Nogiwa Park is adjacent to National Route 280 to the east and Aomori Prefecture Route 26 to the south in the district of Hajiro in western Aomori. It is roughly 1.1 km southwest of Aburakawa Station on the Tsugaru Line. The land to the north of the park is primarily made up of paddy fields. The western side of the park is made up of hilly terrain that marks the eastern edge of the foothills of the Tsugaru Mountains.

The central feature of Nogiwa Park is Nogiwa Lake, a reservoir built in the 17th century, where recreational fishing is permitted. A wooden observatory tower is placed in the northwestern corner of the park where it affords a view of the lake that largely surrounds it. Four footbridges carry the park's pathways over sections of Nogiwa Lake: Nogiwa Sansaku-hashi, Kojō Ōhashi, Mikaeri-hashi, and Kōun-hashi. The rest of the park is forested with decorative trees including black and red pines, weeping willow, and Yoshino cherry. The park's cherry trees are an attraction at its Aomori Spring Festival.

==History==
The date of Nogiwa Park's creation is unknown, but the reservoir it is centered on, Lake Nogiwa, was built in the late 17th century in the former village of Hajiro. It is likely that Lake Nogiwa is the oldest reservoir in the city of Aomori. The lake was used in a fish farm project to celebrate the arrival of Crown Prince Yoshihito in the region in September 1908. The lake functioned as a public source of water and ice until 1945.

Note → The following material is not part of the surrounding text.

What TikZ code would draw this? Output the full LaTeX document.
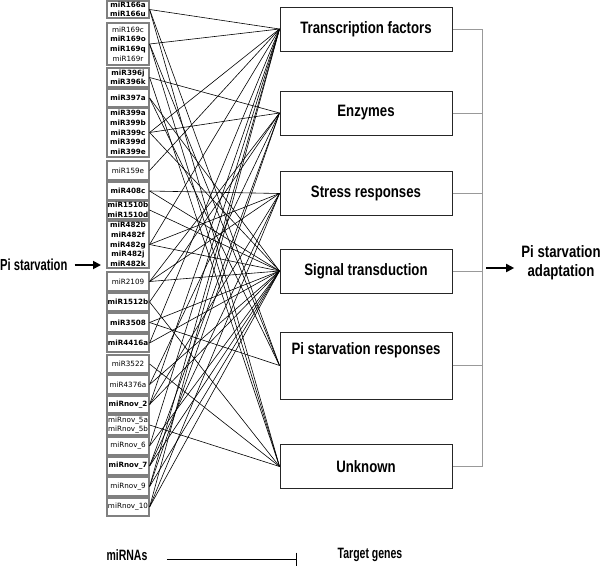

Due to the 1945 wartime expansion of Aomori Airfield, a private airstrip that once existed near the park, the Tsugaru Logging Railway, was moved into what is currently part of Nogiwa Park. The railway was located on the northeastern shore of Lake Nogiwa where a road through the park exists currently. After the end of World War II, the park was used as a site for spring festivals, and fishing tournaments began to be held at Lake Nogiwa. The Tsugaru Logging Railway was closed in 1967 and in 1972 planning for the improvement of the park by the city of Aomori began. Projects to improve the park began the next year. Tree planting events were held every May from 1985 to 1988 to develop a forest within the park.